Louis Dupuy


Adolphe Francois Gerard was born in Alençon, France in 1844. He was enrolled in a seminary at the age of 15, but left at age 20 and ran away to Paris, where he squandered an inheritance. He then moved to London, and finally to New York at the age of 22. He enlisted in the U.S. Army and traveled west to Wyoming, where he shortly deserted. He changed his name to Louis Dupuy and in 1869 went to work for the Rocky Mountain News as a roving reporter for the mining camps.

Louis became so enamored of the mining life that he decided to become a miner himself. While working in a mine above Georgetown and Silver Plume in 1873, he was badly injured in an explosion as he saved a co-worker, breaking a rib, clavicle, and injuring his left eye. The people of Georgetown raised enough money for him to rent the former Delmonico Bakery; Louis was able to purchase it within a few years, creating a restaurant and hotel called the Hotel de Paris. By the early 1890's the original building was unrecognizable; it had tripled in size, contained numerous rooms, a large restaurant, a sizeable kitchen, and apartments for Louis himself.

The Hotel de Paris had indoor plumbing with a washbasin in each room, as well as electric lighting, which replaced gas lamps in 1893. Dinners were served in the dining room on Haviland china from Limoge, France, with elegant linens and imported glassware.

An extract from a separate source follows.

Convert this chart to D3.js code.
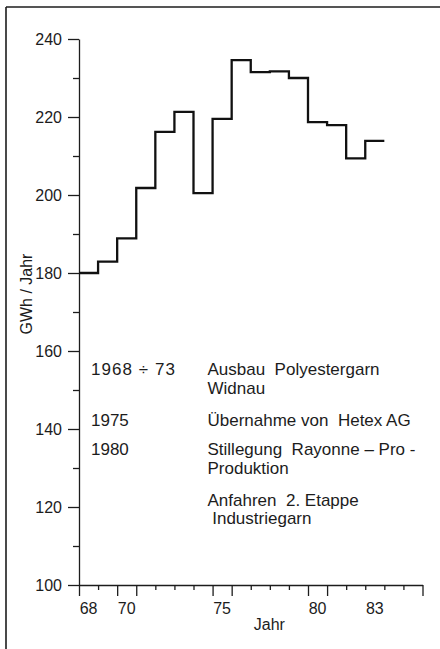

The menu included steaks from cattle raised on Louis' ranch in North Park (a short distance from Kremmling), delicacies such as oysters, and anchovies in olive oil imported from France.

Louis Dupuy was an avid reader, as well as a linguist, fluent in French, English, German and Latin. He actually spent some time as a translator before coming to Colorado. He read not only literature, but extensively in philosophy also. Louis' library which contains texts in French, English, German and Latin, a full set of Encyclopedia Britannica and more, is on display in the hotel today. In 1900 Louis Dupuy contracted pneumonia and after fighting it for 5 weeks, died on October 7 at the age of 56. He left the hotel to his housekeeper Sophie Gally, who died only 4 months after Louis. The Hotel de Paris was then bought by the Burkholder family who owned it until 1954 when the National Society of Colonial Dames of America in Colorado acquired it and turned it into a museum.